The Sunday Cascadian Newspaper Back

Chapter 1 Page 3 Newspaper - Transcript

Image: The front page of a newspaper. The newspaper masthead reads, "The Sunday Cascadian." The location is Portland, Oregon and the date is Sunday, May 2, 1937.

Front page articles include the headlines "Basque City Destroyed by Spanish Rebels," "Mayor Renews Support for Traffic Safety Campaign," "Millions Observe May Day," and "Cost of Living in Portland Continues to Rise Higher." A photograph features a 1932 Ford Model B with one wheel up on a curb and the front end crashed into a street lamp and the engine block is smashed in.

Narration: "The news is always good for making you want to forget how to read, or to forget that other people exist at all."

A back button links back to Chapter 1 Page 3.

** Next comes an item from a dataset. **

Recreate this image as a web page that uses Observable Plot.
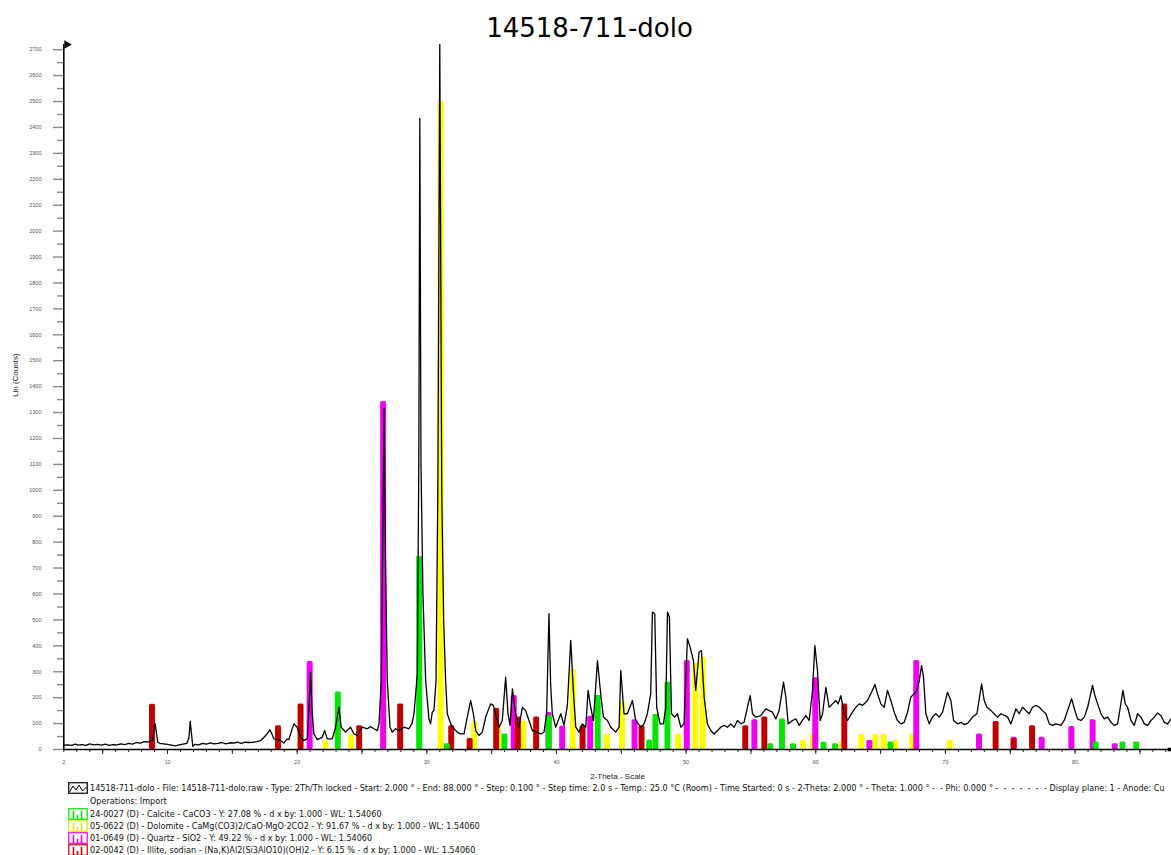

Chapter 1 Page 3 Newspaper - Notes

The Cascadian is a fictional newspaper meant to emulate the role of the Oregonian newspaper in the story while avoiding copyright issues, even if using an image of the front page of a historical newspaper edition would arguably qualify as a fair use. It also allows me to keep the artistic style consistent rather than using a black and white scanned image of an aging newspaper edition where the text would be so small as to be illegible.

The name Cascadian is a reference to the Cascadia independence movement. The seal in the masthead features the silhouette of Mt. Hood, a Douglas fir, a river, and the Oregon state motto: Alis volat propriis, which means She flies with her own wings.

The story about the bombing of the Basque city of Guernica is historical for the time period, as well as the signing of the Neutrality Act of 1937. Apparently, the American companies Texaco, Standard Oil, General Motors, and Studebaker thought it was a good idea to make hundreds of millions of dollars selling trucks and oil to a fascist military leader. Anything for a buck (or millions of them), I suppose.

The article regarding the Let's Quit Killing traffic safety campaign is fictional, though the campaign itself is historically accurate for the time period.

Access to historical editions of the Oregonian is available through the Multnomah County Library with a current library card.